--- START Data to process ---
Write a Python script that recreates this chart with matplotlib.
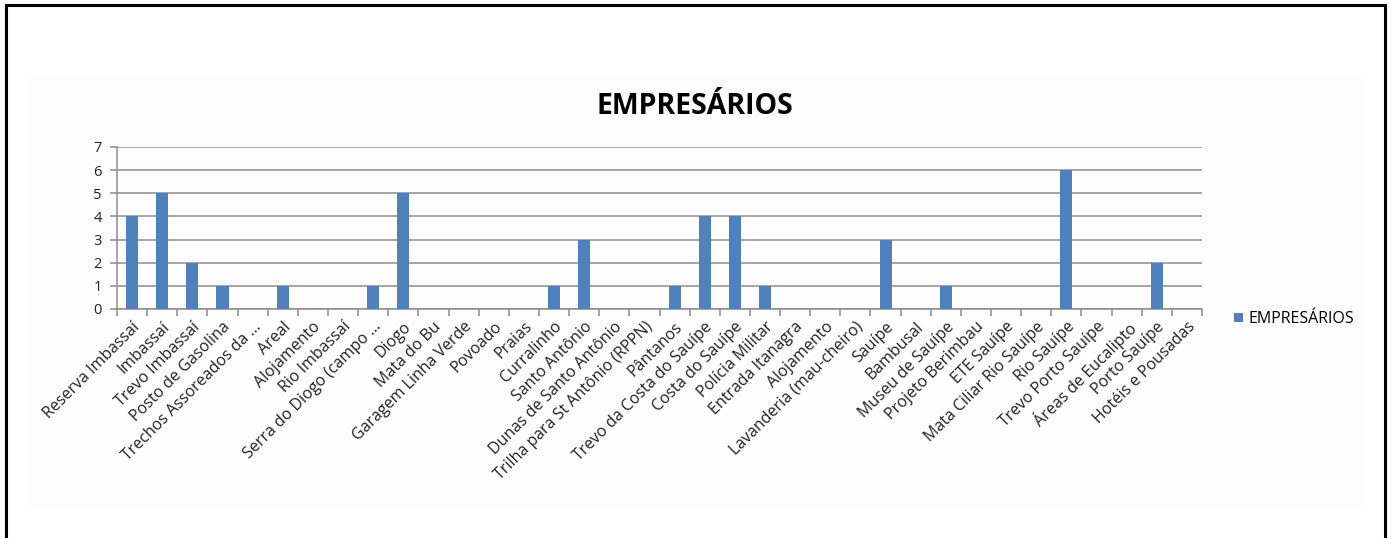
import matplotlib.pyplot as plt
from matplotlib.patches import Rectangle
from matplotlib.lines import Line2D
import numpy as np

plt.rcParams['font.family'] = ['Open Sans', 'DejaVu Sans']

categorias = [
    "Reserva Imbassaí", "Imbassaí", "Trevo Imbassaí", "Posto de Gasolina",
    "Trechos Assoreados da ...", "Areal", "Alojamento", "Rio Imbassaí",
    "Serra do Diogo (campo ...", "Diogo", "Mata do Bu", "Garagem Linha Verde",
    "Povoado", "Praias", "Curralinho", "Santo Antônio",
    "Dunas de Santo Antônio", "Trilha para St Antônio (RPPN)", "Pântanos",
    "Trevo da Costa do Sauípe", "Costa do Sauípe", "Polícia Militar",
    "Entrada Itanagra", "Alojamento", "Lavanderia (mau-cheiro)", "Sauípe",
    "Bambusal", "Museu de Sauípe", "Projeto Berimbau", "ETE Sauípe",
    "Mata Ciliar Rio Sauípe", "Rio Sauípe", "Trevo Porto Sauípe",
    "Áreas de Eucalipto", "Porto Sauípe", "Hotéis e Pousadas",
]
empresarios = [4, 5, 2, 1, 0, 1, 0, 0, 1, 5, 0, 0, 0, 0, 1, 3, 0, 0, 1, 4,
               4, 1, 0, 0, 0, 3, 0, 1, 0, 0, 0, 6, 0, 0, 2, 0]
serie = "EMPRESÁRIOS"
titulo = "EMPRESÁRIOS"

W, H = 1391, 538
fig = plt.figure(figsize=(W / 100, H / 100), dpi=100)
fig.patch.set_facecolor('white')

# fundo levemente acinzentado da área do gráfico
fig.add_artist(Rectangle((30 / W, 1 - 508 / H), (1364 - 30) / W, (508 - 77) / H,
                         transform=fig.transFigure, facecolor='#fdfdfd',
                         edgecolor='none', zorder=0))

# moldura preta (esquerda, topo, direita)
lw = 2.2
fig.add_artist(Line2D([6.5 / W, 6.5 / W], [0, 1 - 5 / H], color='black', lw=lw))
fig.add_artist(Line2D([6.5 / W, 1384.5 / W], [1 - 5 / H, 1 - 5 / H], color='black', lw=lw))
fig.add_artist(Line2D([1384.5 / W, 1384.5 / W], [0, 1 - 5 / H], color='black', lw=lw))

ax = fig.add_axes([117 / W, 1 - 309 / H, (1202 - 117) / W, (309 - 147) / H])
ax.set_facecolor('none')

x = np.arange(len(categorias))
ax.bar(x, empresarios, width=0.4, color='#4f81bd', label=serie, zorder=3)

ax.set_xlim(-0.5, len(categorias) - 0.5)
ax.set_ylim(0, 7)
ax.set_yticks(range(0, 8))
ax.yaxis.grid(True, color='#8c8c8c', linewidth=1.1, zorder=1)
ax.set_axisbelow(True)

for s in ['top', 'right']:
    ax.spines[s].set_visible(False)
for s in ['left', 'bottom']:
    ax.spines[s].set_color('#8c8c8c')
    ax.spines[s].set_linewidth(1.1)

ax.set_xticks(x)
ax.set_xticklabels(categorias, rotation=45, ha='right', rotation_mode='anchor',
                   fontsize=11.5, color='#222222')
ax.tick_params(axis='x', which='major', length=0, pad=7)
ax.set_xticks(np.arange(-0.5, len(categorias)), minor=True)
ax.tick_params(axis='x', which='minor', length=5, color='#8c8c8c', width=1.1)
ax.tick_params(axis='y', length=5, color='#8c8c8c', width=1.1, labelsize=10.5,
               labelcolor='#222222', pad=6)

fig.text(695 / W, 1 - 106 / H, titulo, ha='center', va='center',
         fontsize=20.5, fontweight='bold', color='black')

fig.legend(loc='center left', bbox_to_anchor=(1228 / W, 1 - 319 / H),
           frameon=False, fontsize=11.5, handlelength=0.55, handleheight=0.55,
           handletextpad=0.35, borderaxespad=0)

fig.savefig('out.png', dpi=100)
--- END Data to process ---
--- START Data to process ---
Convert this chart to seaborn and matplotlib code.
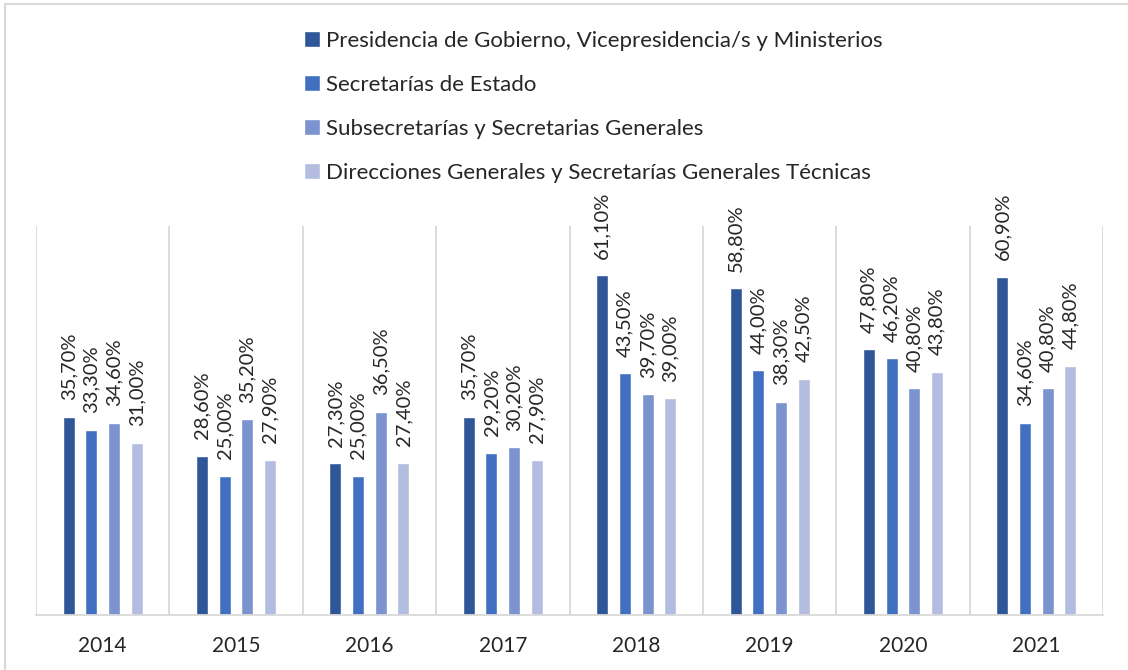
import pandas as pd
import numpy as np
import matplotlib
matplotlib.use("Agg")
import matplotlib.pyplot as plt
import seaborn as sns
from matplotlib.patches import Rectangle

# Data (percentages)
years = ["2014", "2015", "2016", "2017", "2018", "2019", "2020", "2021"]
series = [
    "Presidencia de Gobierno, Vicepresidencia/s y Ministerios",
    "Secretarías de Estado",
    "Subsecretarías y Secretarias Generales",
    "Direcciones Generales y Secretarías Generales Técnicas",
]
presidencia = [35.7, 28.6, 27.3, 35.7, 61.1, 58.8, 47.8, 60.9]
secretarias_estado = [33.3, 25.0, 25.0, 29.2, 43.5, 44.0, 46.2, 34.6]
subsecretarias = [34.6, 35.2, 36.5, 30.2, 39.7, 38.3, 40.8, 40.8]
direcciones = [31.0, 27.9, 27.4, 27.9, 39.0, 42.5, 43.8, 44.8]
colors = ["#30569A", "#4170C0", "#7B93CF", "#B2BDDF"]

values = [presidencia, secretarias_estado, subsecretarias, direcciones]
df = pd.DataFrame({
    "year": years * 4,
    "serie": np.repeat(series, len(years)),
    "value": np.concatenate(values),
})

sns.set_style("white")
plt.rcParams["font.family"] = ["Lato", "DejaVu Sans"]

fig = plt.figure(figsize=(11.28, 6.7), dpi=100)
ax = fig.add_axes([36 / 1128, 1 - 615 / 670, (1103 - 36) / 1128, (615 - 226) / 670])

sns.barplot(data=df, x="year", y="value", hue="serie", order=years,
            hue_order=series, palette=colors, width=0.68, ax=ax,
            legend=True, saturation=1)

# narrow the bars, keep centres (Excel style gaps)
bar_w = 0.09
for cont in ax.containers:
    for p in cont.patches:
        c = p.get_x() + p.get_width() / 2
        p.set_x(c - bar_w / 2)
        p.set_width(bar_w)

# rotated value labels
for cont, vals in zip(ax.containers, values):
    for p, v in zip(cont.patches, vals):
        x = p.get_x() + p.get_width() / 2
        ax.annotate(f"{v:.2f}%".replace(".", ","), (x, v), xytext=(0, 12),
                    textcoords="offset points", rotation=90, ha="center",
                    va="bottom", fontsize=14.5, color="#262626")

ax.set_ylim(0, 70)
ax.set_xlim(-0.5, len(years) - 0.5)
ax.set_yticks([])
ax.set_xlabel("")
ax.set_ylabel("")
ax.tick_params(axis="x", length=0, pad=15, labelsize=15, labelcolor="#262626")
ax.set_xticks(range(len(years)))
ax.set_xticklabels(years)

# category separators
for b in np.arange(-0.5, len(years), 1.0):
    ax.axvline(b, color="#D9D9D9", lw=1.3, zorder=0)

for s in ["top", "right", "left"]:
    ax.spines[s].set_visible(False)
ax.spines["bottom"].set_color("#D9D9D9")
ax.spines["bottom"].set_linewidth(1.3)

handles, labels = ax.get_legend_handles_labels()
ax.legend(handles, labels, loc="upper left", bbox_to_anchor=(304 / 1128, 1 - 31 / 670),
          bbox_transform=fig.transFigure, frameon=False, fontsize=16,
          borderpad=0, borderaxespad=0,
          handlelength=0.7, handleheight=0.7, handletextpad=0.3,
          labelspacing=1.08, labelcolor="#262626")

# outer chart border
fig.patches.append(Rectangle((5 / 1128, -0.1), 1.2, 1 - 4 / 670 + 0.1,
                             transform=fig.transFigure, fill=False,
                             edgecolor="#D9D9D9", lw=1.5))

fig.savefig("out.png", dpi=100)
--- END Data to process ---
--- START Data to process ---
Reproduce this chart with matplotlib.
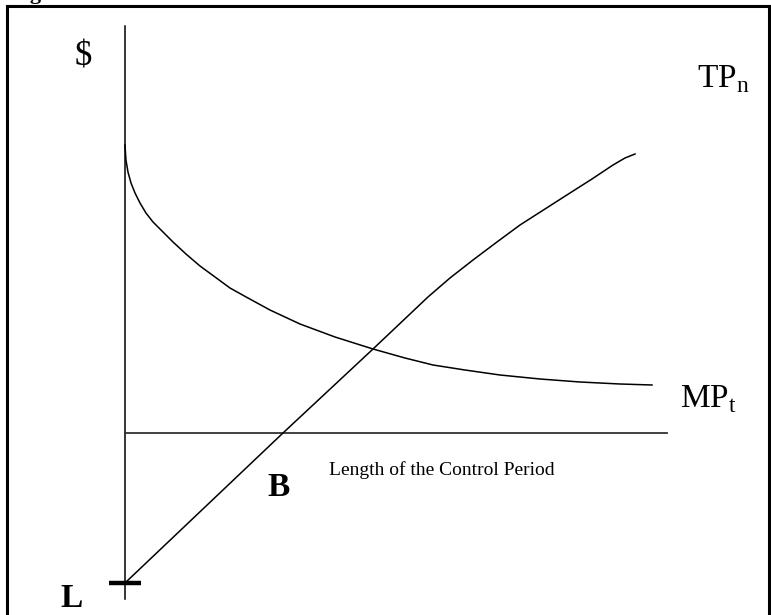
--- END Data to process ---
__Exercise description__
What's needed is an exact copy of the lines above from the one with "Write a Python" through the one with "ax.set_facecolor('none')", both included; the pictures stay out.

__Task output__
Write a Python script that recreates this chart with matplotlib.
import matplotlib.pyplot as plt
from matplotlib.patches import Rectangle
from matplotlib.lines import Line2D
import numpy as np

plt.rcParams['font.family'] = ['Open Sans', 'DejaVu Sans']

categorias = [
    "Reserva Imbassaí", "Imbassaí", "Trevo Imbassaí", "Posto de Gasolina",
    "Trechos Assoreados da ...", "Areal", "Alojamento", "Rio Imbassaí",
    "Serra do Diogo (campo ...", "Diogo", "Mata do Bu", "Garagem Linha Verde",
    "Povoado", "Praias", "Curralinho", "Santo Antônio",
    "Dunas de Santo Antônio", "Trilha para St Antônio (RPPN)", "Pântanos",
    "Trevo da Costa do Sauípe", "Costa do Sauípe", "Polícia Militar",
    "Entrada Itanagra", "Alojamento", "Lavanderia (mau-cheiro)", "Sauípe",
    "Bambusal", "Museu de Sauípe", "Projeto Berimbau", "ETE Sauípe",
    "Mata Ciliar Rio Sauípe", "Rio Sauípe", "Trevo Porto Sauípe",
    "Áreas de Eucalipto", "Porto Sauípe", "Hotéis e Pousadas",
]
empresarios = [4, 5, 2, 1, 0, 1, 0, 0, 1, 5, 0, 0, 0, 0, 1, 3, 0, 0, 1, 4,
               4, 1, 0, 0, 0, 3, 0, 1, 0, 0, 0, 6, 0, 0, 2, 0]
serie = "EMPRESÁRIOS"
titulo = "EMPRESÁRIOS"

W, H = 1391, 538
fig = plt.figure(figsize=(W / 100, H / 100), dpi=100)
fig.patch.set_facecolor('white')

# fundo levemente acinzentado da área do gráfico
fig.add_artist(Rectangle((30 / W, 1 - 508 / H), (1364 - 30) / W, (508 - 77) / H,
                         transform=fig.transFigure, facecolor='#fdfdfd',
                         edgecolor='none', zorder=0))

# moldura preta (esquerda, topo, direita)
lw = 2.2
fig.add_artist(Line2D([6.5 / W, 6.5 / W], [0, 1 - 5 / H], color='black', lw=lw))
fig.add_artist(Line2D([6.5 / W, 1384.5 / W], [1 - 5 / H, 1 - 5 / H], color='black', lw=lw))
fig.add_artist(Line2D([1384.5 / W, 1384.5 / W], [0, 1 - 5 / H], color='black', lw=lw))

ax = fig.add_axes([117 / W, 1 - 309 / H, (1202 - 117) / W, (309 - 147) / H])
ax.set_facecolor('none')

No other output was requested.